Aus Wald wird Biotop
Wie das geht, zeigt sich in Mamer. Bis 2018, einem der heißen Sommer in den letzten Jahren, war die Wiese ein Wald. Die Fichten mussten gerodet werden, der Borkenkäfer hatte zugeschlagen. Eine Renaturierung mithilfe des Naturschutzsyndikats Sicona begann. Es war aufwendig. Das Wurzelwerk der toten Bäume wurde beseitigt, Samen gesät und ein Weiher angelegt. „Es ist eine Pfeifengraswiese, eine Feuchtwiese, nicht gedüngt, und sie wird erst im Juli vom Landwirt gemäht“, sagt Simone Schneider, die wissenschaftliche Leiterin bei Sicona.
Es sind Halme, Gräser, blühende regionale Pflanzen, die dort ein neues Zuhause gefunden haben. Das Gelände gehört der Gemeinde und ist an einen Bauer verpachtet. „Es ist wichtig, noch mehr solcher Gebiete zu schaffen“, sagt Pfeifer und spricht von einem „Biotopenverbund“. Bei Mamer gibt es nun also ein Beispiel für die Umsetzung der Nature Restoration Law – wobei man nicht bis Februar 2024 gewartet hat, um damit anzufangen. Der ideelle Wert der Wiesen als Erholungsort und Sehenswürdigkeit für Touristen ist gar nicht hoch genug einzuschätzen.
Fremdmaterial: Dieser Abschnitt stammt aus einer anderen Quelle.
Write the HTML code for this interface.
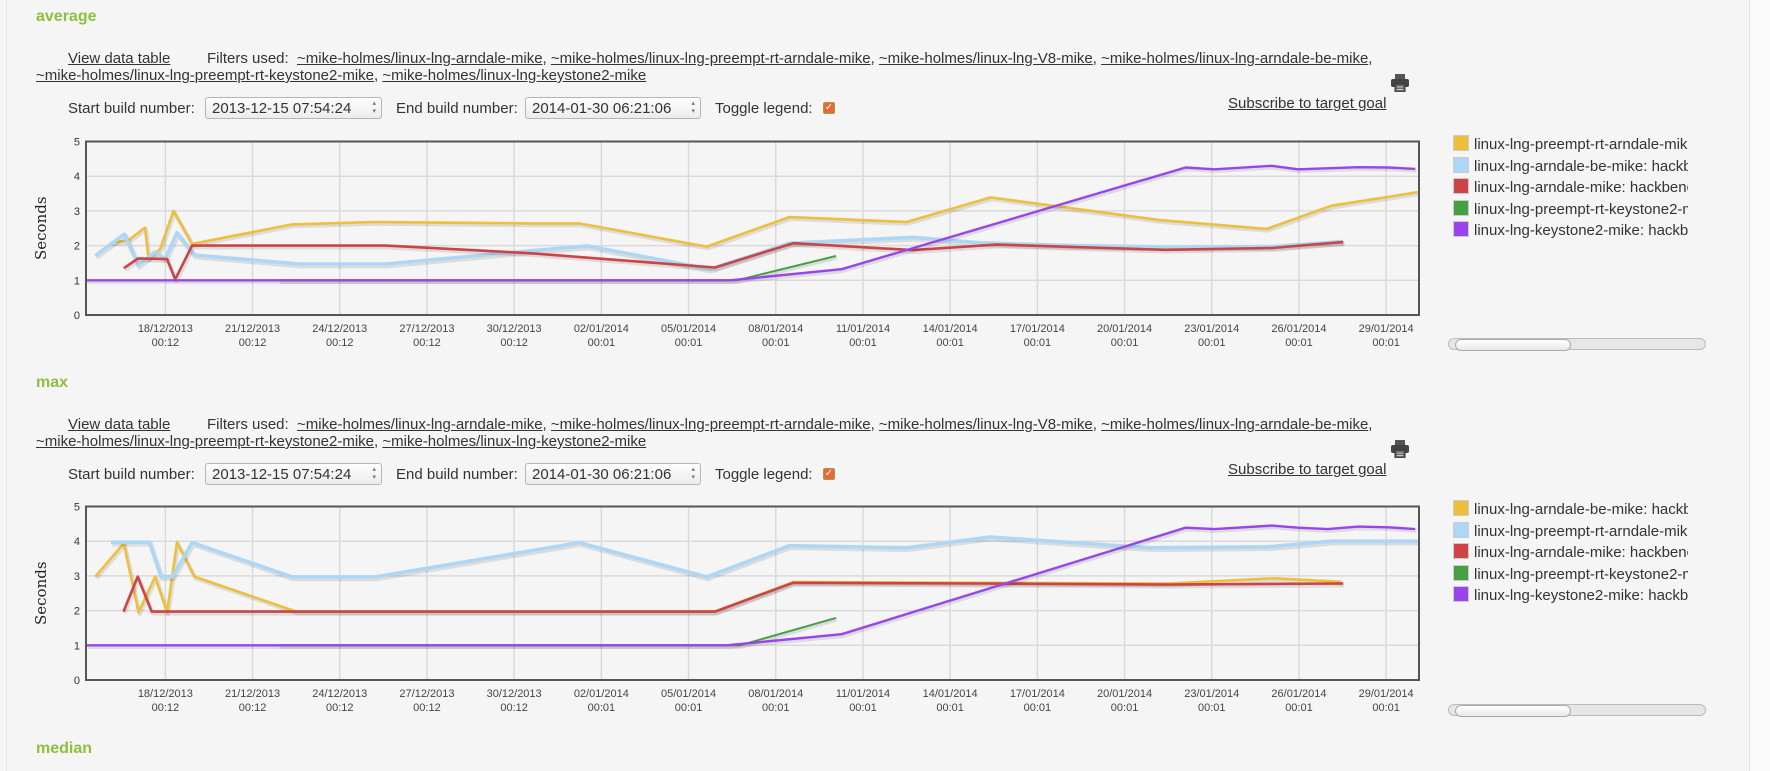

„Observatoire de l’environnement naturel“: Mitglieder und Aufgaben
Mitglieder des „Observatoire“ sind das Umweltministerium, die „Administration de la nature et des forêts“, das „Musée national d’histoire naturelle“, Vertreter der uni.lu, NGOs und Syndikate. Zu seinen Aufgaben gehören Zustandsberichte zur Biodiversität, Programme, Forschung und Studien zum Erhalt der Umwelt, alle zwei Jahre ein ausführlicher Bericht über die Politik im Umweltbereich und die Umsetzung dieser Politik auf staatlicher und kommunaler Ebene, Überwachung zur Umsetzung des nationalen Naturschutzplans – und im Umweltministerium Projekte, Aktionen oder Maßnahmen zu initiieren, die den Schutz der Umwelt fördern.